All of the listing below must be repeated word for word. Pictures are the only thing to omit.
▶
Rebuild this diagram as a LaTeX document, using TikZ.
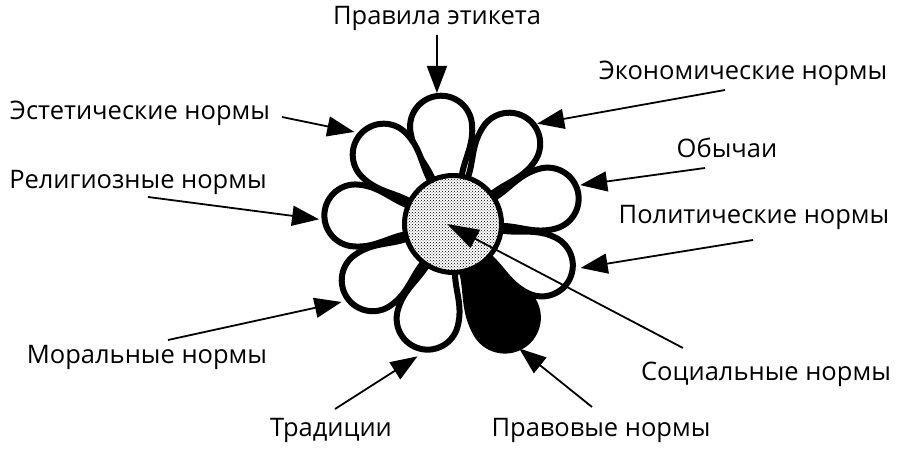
\documentclass[tikz,border=0pt]{standalone}
\usepackage{fontspec}
\setmainfont{Open Sans}
\usetikzlibrary{arrows.meta,calc,patterns}

\tikzset{
  lbl/.style={font=\fontsize{25.5}{30}\selectfont, inner sep=0pt},
  pointer/.style={line width=1.8pt, -{Triangle[length=27pt,width=20pt]}},
  petalline/.style={line width=6pt, line join=round},
}

\begin{document}
\begin{tikzpicture}[x=1pt,y=1pt]
  \useasboundingbox (0,0) rectangle (913,457);
  \coordinate (c) at (453,233);

  % black petal first
  \draw[petalline, fill=black, shift={(c)}, rotate=-61]
    (45,-15) .. controls (66,-20) and (80,-33) .. (107,-33)
    arc[start angle=-90, end angle=90, radius=33]
    .. controls (80,33) and (66,20) .. (45,15) -- cycle;

  % white petals
  \foreach \a in {97,55,15,-25,-105,-145,175,135}
    \draw[petalline, fill=white, shift={(c)}, rotate=\a]
      (45,-14) .. controls (64,-19) and (76,-31) .. (98,-31)
      arc[start angle=-90, end angle=90, radius=31]
      .. controls (76,31) and (64,19) .. (45,14) -- cycle;

  % heart of the flower
  \node[circle, draw, line width=5pt, minimum size=97pt, fill=white,
        postaction={pattern=crosshatch dots}] (core) at (c) {};

  % labels
  \node[lbl] (pravila) at (437,439) {Правила этикета};
  \node[lbl] (ekonom) at (743,384) {Экономические нормы};
  \node[lbl] (estet) at (140,344) {Эстетические нормы};
  \node[lbl] (obych) at (727,309) {Обычаи};
  \node[lbl] (relig) at (138,275) {Религиозные нормы};
  \node[lbl] (polit) at (754,240) {Политические нормы};
  \node[lbl] (moral) at (147,100) {Моральные нормы};
  \node[lbl] (tradic) at (331,27) {Традиции};
  \node[lbl] (pravov) at (601,27) {Правовые нормы};
  \node[lbl] (social) at (766,83) {Социальные нормы};

  % where the arrows hit the petals
  \coordinate (tPravila) at ($(c)+(97:132)$);
  \coordinate (tEkonom) at ($(c)+(50:131)$);
  \coordinate (tEstet) at ($(c)+(137:135)$);
  \coordinate (tObych) at ($(c)+(17:133)$);
  \coordinate (tRelig) at ($(c)+(178:134)$);
  \coordinate (tPolit) at ($(c)+(-19:135)$);
  \coordinate (tMoral) at ($(c)+(-145:136)$);
  \coordinate (tTradic) at ($(c)+(-105:137)$);
  \coordinate (tPravov) at ($(c)+(-62:141)$);

  % arrows
  \draw[pointer] ([yshift=-17pt]pravila.center) -- (tPravila);
  \draw[pointer] ([xshift=-18pt,yshift=-17pt]ekonom.center) -- (tEkonom);
  \draw[pointer] ([xshift=142pt,yshift=-4pt]estet.center) -- (tEstet);
  \draw[pointer] ([xshift=-22pt,yshift=-20pt]obych.center) -- (tObych);
  \draw[pointer] ([xshift=10pt,yshift=-15pt]relig.center) -- (tRelig);
  \draw[pointer] ([xshift=-1pt,yshift=-23pt]polit.center) -- (tPolit);
  \draw[pointer] ([xshift=21pt,yshift=17pt]moral.center) -- (tMoral);
  \draw[pointer] ([xshift=4pt,yshift=21pt]tradic.center) -- (tTradic);
  \draw[pointer] ([xshift=-9pt,yshift=23pt]pravov.center) -- (tPravov);
  \draw[line width=1.8pt, -{Triangle[length=32pt,width=20pt]}]
    ([xshift=-83pt,yshift=26pt]social.center) -- ([xshift=-6pt]core.center);

\end{tikzpicture}
\end{document}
◀
__Answer below__.
Rebuild this diagram as a LaTeX document, using TikZ.
\documentclass[tikz,border=0pt]{standalone}
\usepackage{fontspec}
\setmainfont{Open Sans}
\usetikzlibrary{arrows.meta,calc,patterns}

\tikzset{
  lbl/.style={font=\fontsize{25.5}{30}\selectfont, inner sep=0pt},
  pointer/.style={line width=1.8pt, -{Triangle[length=27pt,width=20pt]}},
  petalline/.style={line width=6pt, line join=round},
}

\begin{document}
\begin{tikzpicture}[x=1pt,y=1pt]
  \useasboundingbox (0,0) rectangle (913,457);
  \coordinate (c) at (453,233);

  % black petal first
  \draw[petalline, fill=black, shift={(c)}, rotate=-61]
    (45,-15) .. controls (66,-20) and (80,-33) .. (107,-33)
    arc[start angle=-90, end angle=90, radius=33]
    .. controls (80,33) and (66,20) .. (45,15) -- cycle;

  % white petals
  \foreach \a in {97,55,15,-25,-105,-145,175,135}
    \draw[petalline, fill=white, shift={(c)}, rotate=\a]
      (45,-14) .. controls (64,-19) and (76,-31) .. (98,-31)
      arc[start angle=-90, end angle=90, radius=31]
      .. controls (76,31) and (64,19) .. (45,14) -- cycle;

  % heart of the flower
  \node[circle, draw, line width=5pt, minimum size=97pt, fill=white,
        postaction={pattern=crosshatch dots}] (core) at (c) {};

  % labels
  \node[lbl] (pravila) at (437,439) {Правила этикета};
  \node[lbl] (ekonom) at (743,384) {Экономические нормы};
  \node[lbl] (estet) at (140,344) {Эстетические нормы};
  \node[lbl] (obych) at (727,309) {Обычаи};
  \node[lbl] (relig) at (138,275) {Религиозные нормы};
  \node[lbl] (polit) at (754,240) {Политические нормы};
  \node[lbl] (moral) at (147,100) {Моральные нормы};
  \node[lbl] (tradic) at (331,27) {Традиции};
  \node[lbl] (pravov) at (601,27) {Правовые нормы};
  \node[lbl] (social) at (766,83) {Социальные нормы};

  % where the arrows hit the petals
  \coordinate (tPravila) at ($(c)+(97:132)$);
  \coordinate (tEkonom) at ($(c)+(50:131)$);
  \coordinate (tEstet) at ($(c)+(137:135)$);
  \coordinate (tObych) at ($(c)+(17:133)$);
  \coordinate (tRelig) at ($(c)+(178:134)$);
  \coordinate (tPolit) at ($(c)+(-19:135)$);
  \coordinate (tMoral) at ($(c)+(-145:136)$);
  \coordinate (tTradic) at ($(c)+(-105:137)$);
  \coordinate (tPravov) at ($(c)+(-62:141)$);

  % arrows
  \draw[pointer] ([yshift=-17pt]pravila.center) -- (tPravila);
  \draw[pointer] ([xshift=-18pt,yshift=-17pt]ekonom.center) -- (tEkonom);
  \draw[pointer] ([xshift=142pt,yshift=-4pt]estet.center) -- (tEstet);
  \draw[pointer] ([xshift=-22pt,yshift=-20pt]obych.center) -- (tObych);
  \draw[pointer] ([xshift=10pt,yshift=-15pt]relig.center) -- (tRelig);
  \draw[pointer] ([xshift=-1pt,yshift=-23pt]polit.center) -- (tPolit);
  \draw[pointer] ([xshift=21pt,yshift=17pt]moral.center) -- (tMoral);
  \draw[pointer] ([xshift=4pt,yshift=21pt]tradic.center) -- (tTradic);
  \draw[pointer] ([xshift=-9pt,yshift=23pt]pravov.center) -- (tPravov);
  \draw[line width=1.8pt, -{Triangle[length=32pt,width=20pt]}]
    ([xshift=-83pt,yshift=26pt]social.center) -- ([xshift=-6pt]core.center);

\end{tikzpicture}
\end{document}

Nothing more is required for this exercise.